Thursday, November 01, 2012

Canada economy shrinks in August, clouds outlook

OTTAWA (Reuters) - The Canadian economy shrank in August for the first time in six months, an unexpected contraction that pointed to a sharp slowdown in third-quarter growth and reinforced the Bank of Canada's message that interest rate hikes are less imminent.


The 0.1 percent contraction from July reflected broad weakness across most industries as well as temporary shutdowns at some oil and mining sites, Statistics Canada said on Wednesday.

Analysts revised forecasts lower, noting economic pressures that went beyond oil and mining. The Canadian dollar fell.

The Canadian economy recovered from the global recession more quickly than most, and is expected to grow at slightly more than 2 percent this year, according to forecasts that Finance Minister Jim Flaherty said on Wednesday were still valid.

But the outlook is shaky due to the choppy U.S. recovery and the European debt crisis, prompting questions about whether August was a blip or the start of a more serious economic downturn.

 August's dip was the first monthly contraction in GDP since February.

The news comes a week after the central bank said it is still leaning toward raising interest rates, not lowering them, as the economy slowly expands, The policy makes it an outlier among central banks of the world's major economies.

Bank of Canada Governor Mark Carney has signaled since April that he wants to increase the benchmark overnight lending rate after a two-year freeze. But last week he softened his tone and said rate hikes were "less imminent."

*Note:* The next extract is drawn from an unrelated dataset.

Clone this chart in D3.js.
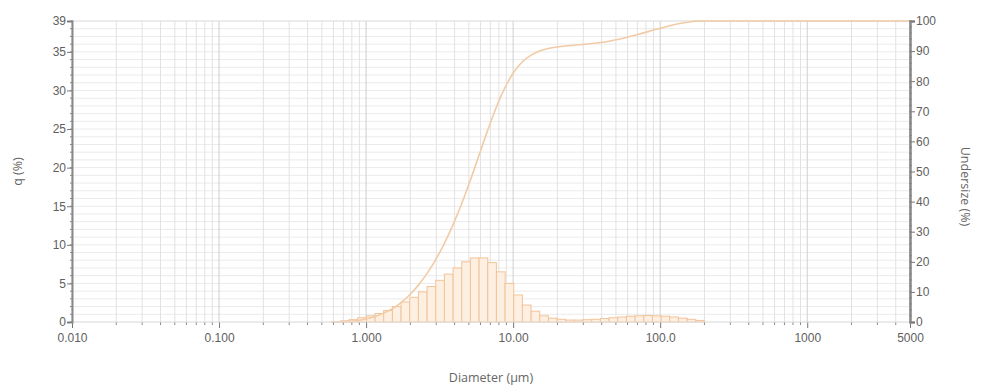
<!DOCTYPE html>
<html>
<head>
<meta charset="utf-8">
<script src="https://cdn.jsdelivr.net/npm/d3@7"></script>
<style>
  body { margin: 0; background: #fff; }
  svg { font-family: "Open Sans", "DejaVu Sans", sans-serif; }
  .label { fill: #666; font-size: 12.5px; }
</style>
</head>
<body>
<svg></svg>
<script>
const width = 981
const height = 389
const margins = { top: 21, bottom: 67, left: 72, right: 71 }

// channel upper edges (um) and frequency q (%)
const channels = [0.584, 0.669, 0.766, 0.877, 1.005, 1.151, 1.318, 1.510, 1.729, 1.981,
  2.269, 2.599, 2.976, 3.409, 3.905, 4.472, 5.122, 5.867, 6.720, 7.697,
  8.816, 10.097, 11.565, 13.246, 15.172, 17.377, 19.904, 22.797, 26.111, 29.907,
  34.255, 39.234, 44.938, 51.471, 58.953, 67.523, 77.339, 88.583, 101.46, 116.21,
  133.10, 152.45, 174.61, 200.00]
const q = [0, 0.05, 0.15, 0.3, 0.55, 0.8, 1.1, 1.5, 2.0, 2.6,
  3.2, 3.9, 4.6, 5.4, 6.2, 7.0, 7.8, 8.3, 8.3, 7.7,
  6.5, 5.0, 3.5, 2.2, 1.4, 0.8, 0.5, 0.35, 0.25, 0.25,
  0.3, 0.35, 0.45, 0.55, 0.65, 0.75, 0.8, 0.85, 0.8, 0.75,
  0.65, 0.5, 0.35, 0.2]

const x_ticks = [0.01, 0.1, 1, 10, 100, 1000, 5000]
const x_labels = ["0.010", "0.100", "1.000", "10.00", "100.0", "1000", "5000"]
const q_ticks = [0, 5, 10, 15, 20, 25, 30, 35, 39]
const u_ticks = [0, 10, 20, 30, 40, 50, 60, 70, 80, 90, 100]

let x_scale = d3.scaleLog([0.01, 5000], [margins.left, width - margins.right])
let y_left = d3.scaleLinear([0, 39], [height - margins.bottom, margins.top])
let y_right = d3.scaleLinear([0, 100], [height - margins.bottom, margins.top])

let svg = d3.select("svg").attr("width", width).attr("height", height)

// minor log positions
let minor = []
for (let e = -2; e <= 3; e++) {
  for (let m = 1; m <= 9; m++) {
    let v = m * Math.pow(10, e)
    if (v <= 5000) minor.push(v)
  }
}
minor.push(5000)

// grid
let grid = svg.append("g")
grid.selectAll(".hg").data(d3.range(0, 40, 1)).join("line")
  .attr("x1", margins.left).attr("x2", width - margins.right)
  .attr("y1", d => y_left(d)).attr("y2", d => y_left(d))
  .style("stroke", "#ebebeb").style("stroke-width", 1)
grid.selectAll(".vg").data(minor).join("line")
  .attr("x1", d => x_scale(d)).attr("x2", d => x_scale(d))
  .attr("y1", margins.top).attr("y2", height - margins.bottom)
  .style("stroke", d => x_ticks.includes(d) ? "#cfcfcf" : "#e2e2e2")
  .style("stroke-width", 1)
grid.append("line")
  .attr("x1", margins.left).attr("x2", width - margins.right)
  .attr("y1", margins.top).attr("y2", margins.top)
  .style("stroke", "#e2e2e2")

// histogram bars
let bars = channels.slice(1).map((hi, i) => ({ lo: channels[i], hi: hi, q: q[i + 1] }))
svg.append("g").selectAll("rect").data(bars).join("rect")
  .attr("x", d => x_scale(d.lo))
  .attr("width", d => x_scale(d.hi) - x_scale(d.lo))
  .attr("y", d => y_left(d.q))
  .attr("height", d => y_left(0) - y_left(d.q))
  .style("fill", "#fdf0e3")
  .style("stroke", "#f2c399")
  .style("stroke-width", 1)

// undersize curve
let cum = d3.cumsum(q).map(v => Math.min(v, 100))
let pts = channels.map((d, i) => [d, cum[i]])
pts.push([5000, 100])
let line = d3.line()
  .x(d => x_scale(d[0]))
  .y(d => y_right(d[1]))
  .curve(d3.curveMonotoneX)
svg.append("path")
  .attr("d", line(pts))
  .style("fill", "none")
  .style("stroke", "#f1cba6")
  .style("stroke-width", 1.6)

// axes
let x_axis = svg.append("g")
  .attr("transform", `translate(0,${height - margins.bottom})`)
  .call(d3.axisBottom(x_scale).tickValues(x_ticks).tickFormat((d, i) => x_labels[i]).tickSize(6).tickPadding(5))
x_axis.select(".domain").remove()
x_axis.selectAll(".tick line").style("stroke", "#777")
x_axis.selectAll(".minor").data(minor.filter(d => !x_ticks.includes(d))).join("line")
  .attr("x1", d => x_scale(d)).attr("x2", d => x_scale(d))
  .attr("y1", 0).attr("y2", 3)
  .style("stroke", "#888")
x_axis.append("line")
  .attr("x1", margins.left).attr("x2", width - margins.right)
  .style("stroke", "#e0e0e0")

let left_axis = svg.append("g")
  .attr("transform", `translate(${margins.left},0)`)
  .call(d3.axisLeft(y_left).tickValues(q_ticks).tickFormat(d3.format("d")).tickSize(5).tickPadding(1))
left_axis.select(".domain").style("stroke", "#888").style("stroke-width", 2)
left_axis.selectAll(".tick line").style("stroke", "#777")
left_axis.selectAll(".minor").data(d3.range(0, 40, 1)).join("line")
  .attr("x1", -2).attr("x2", 1)
  .attr("y1", d => y_left(d)).attr("y2", d => y_left(d))
  .style("stroke", "#888")

let right_axis = svg.append("g")
  .attr("transform", `translate(${width - margins.right},0)`)
  .call(d3.axisRight(y_right).tickValues(u_ticks).tickSize(5).tickPadding(1))
right_axis.select(".domain").style("stroke", "#888").style("stroke-width", 2.5)
right_axis.selectAll(".tick line").style("stroke", "#777")
right_axis.selectAll(".minor").data(d3.range(0, 101, 2)).join("line")
  .attr("x1", -1).attr("x2", 2)
  .attr("y1", d => y_right(d)).attr("y2", d => y_right(d))
  .style("stroke", "#888")

svg.selectAll(".tick text").style("fill", "#606060").style("font-size", "12px")

// axis titles
svg.append("text").classed("label", true)
  .attr("x", (margins.left + width - margins.right) / 2)
  .attr("y", height - 7)
  .attr("text-anchor", "middle")
  .text("Diameter (µm)")
svg.append("text").classed("label", true)
  .attr("transform", `translate(22,${(margins.top + height - margins.bottom) / 2}) rotate(-90)`)
  .attr("text-anchor", "middle")
  .text("q (%)")
svg.append("text").classed("label", true)
  .attr("transform", `translate(961,${(margins.top + height - margins.bottom) / 2 + 15}) rotate(90)`)
  .attr("text-anchor", "middle")
  .text("Undersize (%)")
</script>
</body>
</html>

"This report will further lead markets to question the BoC's hiking bias even as it went relatively more dovish than previously," said Holt and Zigler.

Overnight index swaps, which trade based on expectations for the central bank's key policy rate, showed that after the announcement traders pulled their bets on the possibility of a rate hike in late 2013.

The Canadian dollar weakened to below parity with the U.S. dollar after the data was released, sliding to C$1.0002 to the U.S. dollar, or $0.9998, compared with C$0.9985 just before the data and C$0.9993, or $1.0007, at Tuesday's North American close.

Canadian government bond prices turned positive, especially at the front end of the curve, and outperformed U.S. Treasuries.

A BLIP?

There are mixed views on whether the third quarter sluggishness was temporary.Statscan said slowdowns due to scheduled maintenance work at some oil and mining sites were partly to blame for the downturn in August, along with a slump in manufacturing.

Output in the mining industry slid 2.8 percent in August while oil and gas extraction slumped 0.4 percent. The manufacturing sector slid 0.6 percent.

But economists argued that the economy had stalled more broadly, with 10 of 18 industries reporting declines, and said they had expected less impact from the maintenance shutdowns.

"There are too many negatives in this report to dismiss the headline weakness as being attributable to just temporary disruptions in some sectors," said Derek Holt and Dov Zigler of Scotia Capital.

Doug Porter, deputy chief economist at BMO Capital Markets, agreed. "We can't brush this off as driven by special factors," he said. Flaherty was more sanguine.

"We're going to see some variations, but overall, for the year we are on track with GDP growth," he told reporters. Flaherty expects 2.1 percent growth this year, based on the average forecast of private sector economists his office surveyed this month.

The Bank of Canada has also suggested the third quarter was an anomaly. Last week it halved its forecast for third-quarter growth to an annualized 1 percent, but predicted a rebound to 2.5 percent growth in the fourth quarter and average growth of more than 2 percent through 2014.